Chaparral fifth grader wins League slogan contest

As he was going about his day as a fifth grader at Chaparral Elementary School, Carlo Rufo received a big surprise.

The school announced over the PA system that Carlo won a contest set up by the Claremont chapter of the League of Women Voters to find the slogan for a voter engagement campaign.

Five minutes later, he was getting recognized and congratulated in the multi-purpose room.

“I was very surprised,” Carlo said. “I just found out.”

Carlo’s slogan—“Voting is your voice”—was selected from 21 entries submitted by elementary students from Sycamore, Sumner Danbury and Chaparral, according to Tressa Kentner, the President of Claremont’s chapter of the League of Women Voters.

Carlo’s slogan was picked by a committee of eight people, including two students from the Claremont Colleges, Ms.
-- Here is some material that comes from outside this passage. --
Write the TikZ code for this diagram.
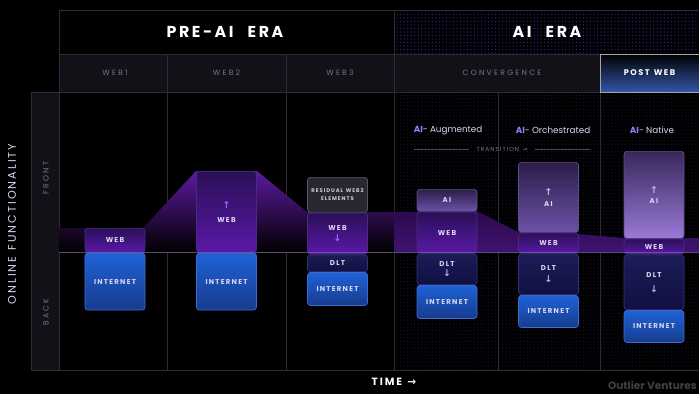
\documentclass[tikz,border=0pt]{standalone}
\usepackage{fontspec}
\setmainfont{Poppins}
\newfontfamily\spaced[LetterSpace=18, WordSpace=1.3]{Poppins}
\newfontfamily\wide[LetterSpace=30, WordSpace=2]{Poppins}
\newfontfamily\erafont[LetterSpace=16, WordSpace=2.4]{Poppins}
\newfontfamily\arrowfont{DejaVu Sans}
\usetikzlibrary{positioning, patterns}

\definecolor{gridc}{HTML}{2E2A38}
\definecolor{subfill}{HTML}{131118}
\definecolor{subtext}{HTML}{7A7090}
\definecolor{labelc}{HTML}{DCD8F0}
\definecolor{dothead}{HTML}{3A2CB8}
\definecolor{dotmain}{HTML}{18143E}
\definecolor{mnttop}{HTML}{5C1A9E}
\definecolor{mntlow}{HTML}{2A0A4C}
\definecolor{midc}{HTML}{7A68A8}
\definecolor{nettop}{HTML}{1F62D6}
\definecolor{netbot}{HTML}{173B8E}
\definecolor{netline}{HTML}{3C6CD2}
\definecolor{webtop}{HTML}{2A1056}
\definecolor{webbot}{HTML}{5A18A8}
\definecolor{webline}{HTML}{4A2A80}
\definecolor{dlttop}{HTML}{1C1C58}
\definecolor{dltbot}{HTML}{111040}
\definecolor{dltline}{HTML}{34347C}
\definecolor{aitop}{HTML}{2C1D48}
\definecolor{aibot}{HTML}{6C52A8}
\definecolor{natbot}{HTML}{9A7AD8}
\definecolor{ailine}{HTML}{5E4E88}
\definecolor{resfill}{HTML}{29272F}
\definecolor{webarr}{HTML}{9B6BFF}
\definecolor{aiarr}{HTML}{C8B8FF}
\definecolor{dltarr}{HTML}{A8B8FF}
\definecolor{aipurple}{HTML}{9A7AFF}
\definecolor{postblue}{HTML}{3356A8}
\definecolor{brand}{HTML}{404045}

\newcommand\uparr[1]{\textcolor{#1}{\fontsize{8}{9}\selectfont\arrowfont ↑}}
\newcommand\dnarr[1]{\textcolor{#1}{\fontsize{8}{9}\selectfont\arrowfont ↓}}

\begin{document}
\begin{tikzpicture}[x=0.03cm,y=-0.03cm]
\tikzstyle{every node}=[text=labelc, inner sep=0pt]
\tikzstyle{gridline}=[gridc, semithick]
\tikzstyle{era}=[text=white, font=\fontsize{13.5}{16}\selectfont\bfseries\erafont]
\tikzstyle{col}=[text=subtext, font=\fontsize{6.5}{8}\selectfont\wide]
\tikzstyle{seg}=[rounded corners=2.5pt, minimum width=1.8cm, semithick, align=center, font=\fontsize{6}{9}\selectfont\bfseries\spaced]
\tikzstyle{net}=[seg, draw=netline, top color=nettop, bottom color=netbot]
\tikzstyle{web}=[seg, draw=webline, top color=webtop, bottom color=webbot]
\tikzstyle{dlt}=[seg, draw=dltline, top color=dlttop, bottom color=dltbot]
\tikzstyle{ai}=[seg, draw=ailine, top color=aitop, bottom color=aibot]
\tikzstyle{ainat}=[seg, draw=ailine, top color=aitop!80!aibot, bottom color=natbot]
\tikzstyle{resid}=[seg, draw=gridc!80!white, fill=resfill, text=labelc!85!gray, font=\fontsize{4.5}{7}\selectfont\bfseries\spaced]
\tikzstyle{kind}=[font=\fontsize{7.5}{9}\selectfont]

\useasboundingbox (0,0) rectangle (699,394);
\fill[black] (0,0) rectangle (699,394);
\fill[pattern=dots, pattern color=dothead] (394,10) rectangle (699,54);
\fill[pattern=dots, pattern color=dotmain] (394,92) rectangle (699,370);
\fill[subfill] (59,54) rectangle (699,92);
\fill[subfill] (31,92) rectangle (59,370);

\draw[gridline] (59,10) -- (699,10) (59,10) -- (59,370) (59,54) -- (699,54)
  (31,92) -- (699,92) (31,92) -- (31,370) -- (699,370)
  (167,54) -- (167,370) (286,54) -- (286,370) (394,10) -- (394,370)
  (498,92) -- (498,370) (600,54) -- (600,370);

\node[era] (pre) at (225,32) {PRE-AI ERA};
\node[era] (aiera) at (547,32) {AI ERA};
\node[col] (web1) at (115,73) {WEB1};
\node[col] (web2) at (226.5,73) {WEB2};
\node[col] (web3) at (340,73) {WEB3};
\node[col] (conv) at (502,73) {CONVERGENCE};
\node[draw=gray!70, semithick, top color=black, bottom color=postblue, minimum width=2.97cm, minimum height=1.14cm, text=white, font=\fontsize{7}{8}\selectfont\bfseries\spaced] (post) at (649.5,73) {POST WEB};

\node[rotate=90, text=labelc, font=\fontsize{9.5}{12}\selectfont\spaced] (online) at (12,224) {ONLINE FUNCTIONALITY};
\node[rotate=90, col] (front) at (46,178) {FRONT};
\node[rotate=90, col] (back) at (46,312) {BACK};

\fill[top color=mnttop, bottom color=black] (59,228) -- (143,228) -- (196,171) -- (257,171) -- (307,212) -- (394,212) -- (394,252) -- (59,252) -- cycle;
\fill[top color=mntlow, bottom color=mnttop!70!black] (394,212) -- (417,212) -- (477,211) -- (518,232) -- (579,234) -- (624,238) -- (699,238) -- (699,252) -- (394,252) -- cycle;

\node[kind] (aug) at (448,130) {\textcolor{aipurple}{\bfseries AI}- Augmented};
\node[kind] (orch) at (553,130) {\textcolor{aipurple}{\bfseries AI}- Orchestrated};
\node[kind] (nat) at (652,130) {\textcolor{aipurple}{\bfseries AI}- Native};
\coordinate (t1) at (414,149);
\coordinate (t2) at (590,149);
\node[inner xsep=6pt, text=gray, font=\fontsize{5}{6}\selectfont\spaced] (trans) at (502,149) {TRANSITION {\arrowfont →}};
\draw[gray!60!black] (t1) -- (trans.west) (trans.east) -- (t2);

\node[web, minimum height=0.72cm, anchor=north] (w1) at (115,228) {WEB};
\node[net, minimum height=1.71cm, below=0pt of w1] (i1) {INTERNET};

\node[web, minimum height=2.43cm, anchor=north] (w2) at (226.5,171) {\uparr{webarr}\\[3pt]WEB};
\node[net, minimum height=1.71cm, below=0pt of w2] (i2) {INTERNET};

\node[resid, minimum height=1.05cm, anchor=north] (r3) at (337.5,177) {RESIDUAL WEB2\\ELEMENTS};
\node[web, minimum height=1.23cm, below=0pt of r3] (w3) {WEB\\[1pt]\dnarr{webarr}};
\node[dlt, minimum height=0.51cm, below=0pt of w3] (d3) {DLT};
\node[net, minimum height=0.99cm, below=0pt of d3] (i3) {INTERNET};

\node[ai, minimum height=0.66cm, anchor=north] (a4) at (447,189) {AI};
\node[web, minimum height=1.23cm, below=0pt of a4] (w4) {WEB};
\node[dlt, minimum height=0.93cm, below=0pt of w4] (d4) {DLT\\\dnarr{dltarr}};
\node[net, minimum height=0.99cm, below=0pt of d4] (i4) {INTERNET};

\node[ai, minimum height=2.1cm, anchor=north] (a5) at (548.5,162) {\uparr{aiarr}\\AI};
\node[web, minimum height=0.6cm, below=0pt of a5] (w5) {WEB};
\node[dlt, minimum height=1.23cm, below=0pt of w5] (d5) {DLT\\[1pt]\dnarr{dltarr}};
\node[net, minimum height=0.96cm, below=0pt of d5] (i5) {INTERNET};

\node[ainat, minimum height=2.61cm, anchor=north] (a6) at (654,151) {\uparr{aiarr}\\AI};
\node[web, minimum height=0.45cm, below=0pt of a6] (w6) {WEB};
\node[dlt, minimum height=1.65cm, below=0pt of w6] (d6) {DLT\\[4pt]\dnarr{dltarr}};
\node[net, minimum height=0.96cm, below=0pt of d6] (i6) {INTERNET};

\draw[midc, opacity=0.7] (59,252) -- (699,252);

\node[text=white, font=\fontsize{9}{10}\selectfont\bfseries\spaced] (time) at (394,382) {TIME {\arrowfont →}};
\node[anchor=east, text=brand, font=\fontsize{9}{10}\selectfont\bfseries] (ov) at (697,385) {Outlier Ventures};
\end{tikzpicture}
\end{document}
Kentner said. She said Carlo’s slogan was picked because it embodies what the League has been advocating for all over the country—getting people to vote.

“Even our advocacy in Sacramento and Washington is focused on voting rights and anti-gerrymandering,” she said. “All those things have to do with your vote being your voice.”

It didn’t hurt that being “short and snappy” caught the judges’ ears. Everyone knows what it means, Ms. Kentner said.

The slogan contest is part of a larger effort by the League to get the younger generations interested in participating in democracy. Voting should be treated as something as important as seatbelt laws, Ms. Kentner said.

“We really want to get young people to be interested in voting, and the younger they start to understand it’s important, the more likely they are to vote,” she said. “All the research shows if you vote at 18, you vote for the rest of your life.”

For Carlo Rufo and his parents, Carl Rufo and Carol Berens, politics is a frequent topic of conversation at the family table, particularly during election seasons.

“I wanted him to grow up informed and not indoctrinated, based on good information,” Mr. Rufo said.

In addition to the recognition, Carlo also received $100 as a grand prize. He decided to enter the contest because it sounded cool, and it took him only five minutes to come up with the slogan.

“He’s the kind of kid that is curious about what’s going on,” Ms. Berens said.

The next step, according to Ms. Kentner, is to use the winning slogan as a template for a video contest for kids from seventh to twelfth grade. Carlo and the winner of the video contest will both be recognized by the city council on June 26.

After that, the League will reserve a spot at the Speakers’ Corner during this year’s Fourth of July festivities, and the main kick-off party for the get-out-the-vote campaign for the fall elections, taking place at the Garner House on August 23.